We are pleased to welcome Carole DeSanti, the author of The Unruly Passions of Eugenia R,  to The Book Jam.  This historical novel has been a work-in-progress for ten years as Ms. DeSanti’s work as an editior for authors such as Dorothy Alison and Terri McMillan occupies her full time. The Unruly Passions follows the life – and passions – of Eugenie, a young girl from the Pyrenees who is lured to 19th century Paris by her nobleman lover.  When she finds herself pregnant, sixteen, and abandoned by her child’s father, Eugenie must chose between starvation and working at the illicit “Les Deux Soeurs” brothel. And social upheaval in the form of the Franco-Prussian War is soon to follow. Ms. DeSanti will be reading from her book at 7 pm on May 9th at the Norwich Bookstore.  Call 802-649-1114 to reserve your spot.

1.What three books have helped shape you into the author you are today, and why?

Alison Uttley’s A Traveller in Time was the first piece of fiction that startled me into realizing, as a young girl, that we could travel back into history.  That novel  brought the past alive  and changed my view of the world forever.  Then, The Brontës; but especially the relationship between Jane Eyre (which I also read when I was young) and Jean Rhys’s Wide Sargasso Sea, which taught me that you could go back IN to literature, as a creator.  I’m counting them as one so I can mention Virginia Woolf’s Orlando, which knocked me over when I read it for the first time.

2.What author (living or dead) would you most like to have a cup of coffee with and why?

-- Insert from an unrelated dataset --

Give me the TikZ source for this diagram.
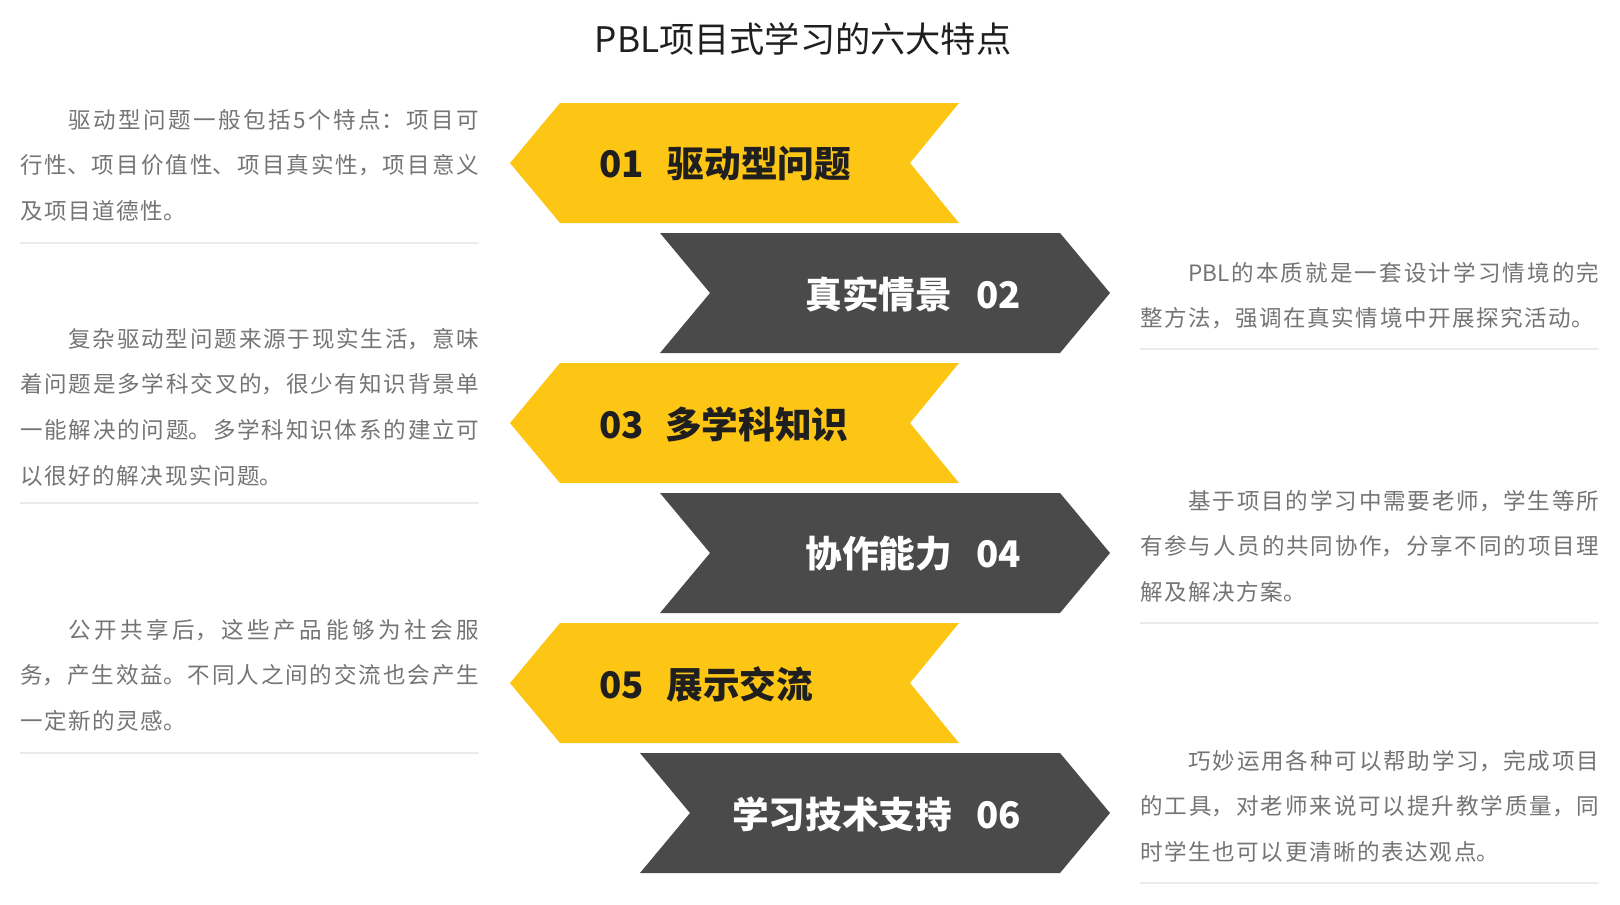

Emile Zola, provided he was in a relaxed mood and we could do it in Aix-en-Provence or Paris.  He was a fierce realist, a fanatical researcher, and he believed society could be changed by literature.  (We consider that a romantic opinion today, of course.)    Eugénie R. is in many ways a response to his novel Nana, because with all of his research and realism, he could not give a woman who lived as Nana did — as a Paris courtesan — an inner life and an ability to reflect.  I want to ask him why not, so that might lead us into a heated argument! He also worked in book publishing, as I do, and I’d love to compare notes.

3.What books are currently on your bedside table?

Magic: A history of its rites, rituals and mysteries by Eliphas Levi — a classic book on the occult published in 1913; an ARC (advance reading copy) of Deborah Harkness’s Shadow of Night, Property by Valerie Martin; and The Food Matters Cookbook, Mark Bittman’s new volume on healthy eating, various tomes on gardening (as it’s spring) and David Cordingly’s book on seafaring women – Seafaring Women: Adventures of Pirate Queens, Female Stowaways, and Sailors’ Wives.   There are more on this toppling pile but I’ll stop there!